Our experiments show that when one upside-down shaded cube is embedded among multiple upright shaded cubes, the task can be processed by early vision mechanisms.
Perceptually, the upside-down cube pops out from the others, and is detected effortlessly whether it is surrounded by few or many upright cubes.

One question that comes that mind is whether the shading is actually important. We test this using line cubes instead of shaded cubes:

Our experimental results show that the upside-down line cube is not easy to detect, requiring a processing time that increases as the number of surrounding upright line cubes is increased.

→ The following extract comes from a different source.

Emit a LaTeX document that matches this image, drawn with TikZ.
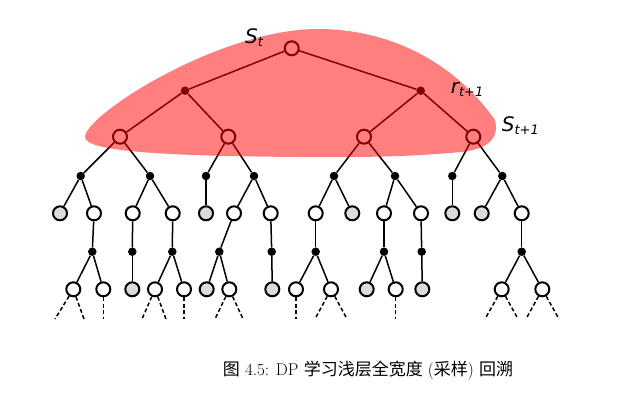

Would you agree that the perceptual pop-out effect seen with the shaded cubes is missing in this line display?

Another intriguing result we found is that, while an upside-down shaded cube among upright ones pops out, the converse is not true:

In this display, the odd-man-out is the upright cube, surrounded by upside-down ones. Did it pop-out at you, or did you have to search for it?

This upside-down cubes display is actually the exact 180-degree rotation of the upright cubes display shown at the top of this page. Since these two displays are exactly the same in 2-D terms, such a strong perceptual difference points to the involvement of 3-D shape processes.

What do you think this perceptual difference is due to? We think it has to do with the relationship between 3-D shape and reflectance.


Reference:

Sun, J.Y. & Perona, P. (1996). Preattentive perception of elementary three-dimensional shapes. Vision Research, 36(16), 2515-2529.